If there is some library that can help create machine code from assembly instructions on a line by line basis (at least as opposed to invoking a separate program that generates the entire binary collectively from the assembly code), that could also work.

In my case, I already know enough of the lexer, parser, etc., parts. What's missing is going all the way to making a debugger, profiler, etc.

peterfirefly 1 year ago | | |

There can be weird interactions unless there are strong enough limits on what kind of expressions the assembler allows. Especially if it supports conditional assembly and loops in the macros. One ugly way around it -- which causes its own headaches -- is to introduce pass-sensitive conditional assembly (as in "if in pass 1/2/...").

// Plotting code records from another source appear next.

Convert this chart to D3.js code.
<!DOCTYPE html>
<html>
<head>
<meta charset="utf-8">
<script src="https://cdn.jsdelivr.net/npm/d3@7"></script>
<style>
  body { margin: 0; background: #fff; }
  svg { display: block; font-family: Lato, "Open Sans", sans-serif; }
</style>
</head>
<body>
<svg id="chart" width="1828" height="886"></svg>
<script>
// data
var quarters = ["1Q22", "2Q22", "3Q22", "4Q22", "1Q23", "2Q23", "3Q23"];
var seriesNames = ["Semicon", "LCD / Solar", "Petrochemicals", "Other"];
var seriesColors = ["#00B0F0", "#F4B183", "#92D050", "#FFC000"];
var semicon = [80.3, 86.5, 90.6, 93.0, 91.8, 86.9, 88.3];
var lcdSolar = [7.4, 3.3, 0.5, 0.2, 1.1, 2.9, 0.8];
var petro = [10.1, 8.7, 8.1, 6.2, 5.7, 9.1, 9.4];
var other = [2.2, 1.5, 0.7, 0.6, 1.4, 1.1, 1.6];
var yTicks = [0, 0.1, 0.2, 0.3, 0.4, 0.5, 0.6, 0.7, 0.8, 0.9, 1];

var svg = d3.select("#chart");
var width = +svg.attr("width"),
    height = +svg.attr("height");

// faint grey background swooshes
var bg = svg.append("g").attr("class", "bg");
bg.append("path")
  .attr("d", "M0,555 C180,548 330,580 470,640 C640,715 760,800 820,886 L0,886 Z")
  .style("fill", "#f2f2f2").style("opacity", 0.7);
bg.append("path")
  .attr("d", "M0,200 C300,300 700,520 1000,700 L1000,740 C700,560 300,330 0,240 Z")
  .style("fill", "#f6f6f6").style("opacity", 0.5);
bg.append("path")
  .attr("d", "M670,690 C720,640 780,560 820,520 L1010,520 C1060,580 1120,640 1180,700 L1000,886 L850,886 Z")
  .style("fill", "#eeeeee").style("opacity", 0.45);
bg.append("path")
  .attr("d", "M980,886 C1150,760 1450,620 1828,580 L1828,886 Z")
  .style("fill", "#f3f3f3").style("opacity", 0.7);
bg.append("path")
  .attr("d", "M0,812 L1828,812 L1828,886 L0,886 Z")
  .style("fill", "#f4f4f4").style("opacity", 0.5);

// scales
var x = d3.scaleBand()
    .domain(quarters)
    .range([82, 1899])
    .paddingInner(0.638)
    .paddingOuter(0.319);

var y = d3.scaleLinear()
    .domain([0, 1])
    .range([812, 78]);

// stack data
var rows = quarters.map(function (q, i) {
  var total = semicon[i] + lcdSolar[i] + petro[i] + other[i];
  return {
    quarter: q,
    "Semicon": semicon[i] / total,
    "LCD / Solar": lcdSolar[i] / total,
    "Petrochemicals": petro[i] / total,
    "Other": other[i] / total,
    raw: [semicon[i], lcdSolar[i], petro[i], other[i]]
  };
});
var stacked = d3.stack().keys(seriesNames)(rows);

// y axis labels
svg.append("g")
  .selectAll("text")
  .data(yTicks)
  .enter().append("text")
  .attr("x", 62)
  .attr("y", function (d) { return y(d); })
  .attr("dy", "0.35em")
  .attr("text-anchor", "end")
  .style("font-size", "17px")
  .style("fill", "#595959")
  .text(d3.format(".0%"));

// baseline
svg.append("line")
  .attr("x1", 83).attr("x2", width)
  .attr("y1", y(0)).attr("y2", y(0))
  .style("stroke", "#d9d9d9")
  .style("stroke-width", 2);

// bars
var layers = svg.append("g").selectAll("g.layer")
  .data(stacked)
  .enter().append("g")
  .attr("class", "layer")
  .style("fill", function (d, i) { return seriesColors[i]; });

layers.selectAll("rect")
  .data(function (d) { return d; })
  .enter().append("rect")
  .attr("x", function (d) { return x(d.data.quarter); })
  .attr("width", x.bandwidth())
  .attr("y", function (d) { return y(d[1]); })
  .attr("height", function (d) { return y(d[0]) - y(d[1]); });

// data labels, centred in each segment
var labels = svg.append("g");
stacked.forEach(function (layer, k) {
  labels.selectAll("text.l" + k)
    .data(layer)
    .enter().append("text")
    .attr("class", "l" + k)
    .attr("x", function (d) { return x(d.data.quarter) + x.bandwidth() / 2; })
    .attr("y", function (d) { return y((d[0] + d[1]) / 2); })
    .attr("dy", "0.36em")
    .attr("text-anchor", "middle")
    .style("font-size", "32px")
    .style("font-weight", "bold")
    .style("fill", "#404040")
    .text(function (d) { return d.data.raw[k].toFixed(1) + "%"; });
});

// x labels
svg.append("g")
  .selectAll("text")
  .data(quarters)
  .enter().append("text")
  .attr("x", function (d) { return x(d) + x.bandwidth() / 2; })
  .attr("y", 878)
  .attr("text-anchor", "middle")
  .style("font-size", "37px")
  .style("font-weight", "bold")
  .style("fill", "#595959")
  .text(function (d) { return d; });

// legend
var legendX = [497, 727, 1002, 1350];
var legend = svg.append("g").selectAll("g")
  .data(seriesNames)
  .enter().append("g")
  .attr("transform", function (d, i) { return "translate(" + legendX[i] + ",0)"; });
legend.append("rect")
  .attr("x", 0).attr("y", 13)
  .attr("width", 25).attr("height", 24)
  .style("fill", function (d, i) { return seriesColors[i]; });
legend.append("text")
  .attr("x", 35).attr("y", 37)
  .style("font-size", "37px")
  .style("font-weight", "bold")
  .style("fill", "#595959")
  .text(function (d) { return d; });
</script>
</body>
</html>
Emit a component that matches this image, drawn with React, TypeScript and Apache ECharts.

It's also "fun" if some instructions come in different sizes... and you may need stronger restrictions on allowed expressions in that case.

sim7c00 1 year ago |

cool, remember some tutorials online i think from the same author (not 100% sure) doing stuff around c compilation in python. shame its not in a language i want to learn. the other book on compilers i got is almost to heavy to lift! :D

i_don_t_know 1 year ago |

Somewhat unrelated: Is there a book that walks you through building a database system from storage to queries, optimizer, execution, indexing, transactions, etc?

rednab 1 year ago | |

Database Design and Implementation, ISBN 3030338355 ¹). Java source code for the SimpleDB system from the book available from the author's website ²).

¹) https://www.amazon.com/dp/3030338355/

²) http://www.cs.bc.edu/~sciore/simpledb/

gtirloni 1 year ago | |

kragen 1 year ago | |

transaction processing by gray (rip) and reuter was pretty close back in the 90s. i don't think it covered query optimization because it's really about tp monitors rather than databases, but, perhaps surprisingly, it does cover the other topics you're asking about

rramadass 1 year ago | |

In the early 90's Al Stevens wrote 2 books C Database Development and C++ Database Development with source code which might be a good starting point.

myth_drannon 1 year ago | | |

Interesting suggestion! here is the book on archive.org: https://archive.org/details/cdatabasedevelop00stev/mode/2up

sylware 1 year ago |

I wonder why there is not the same book for c++... mmmmh... I really wonder... (irony).

sylware 1 year ago | |

It is because c++ has an absurdely and grotesquely massive and complex syntax (like rust...).

stevefolta 1 year ago | | |

Yeah, Rust is the language for people who think C++ is not complex (or hostile) _enough_.

viraj_shah 1 year ago |

Dropping this one here! (no affiliation)

https://www.linuxfromscratch.org/

"Linux From Scratch (LFS) is a project that provides you with step-by-step instructions for building your own custom Linux system, entirely from source code."

pull_my_finger 1 year ago | |

Why though? It doesn't seem to be related at all to the OP other than both are tutorial books?

jsnnsjxj 1 year ago | |

This has nothing to do with the post?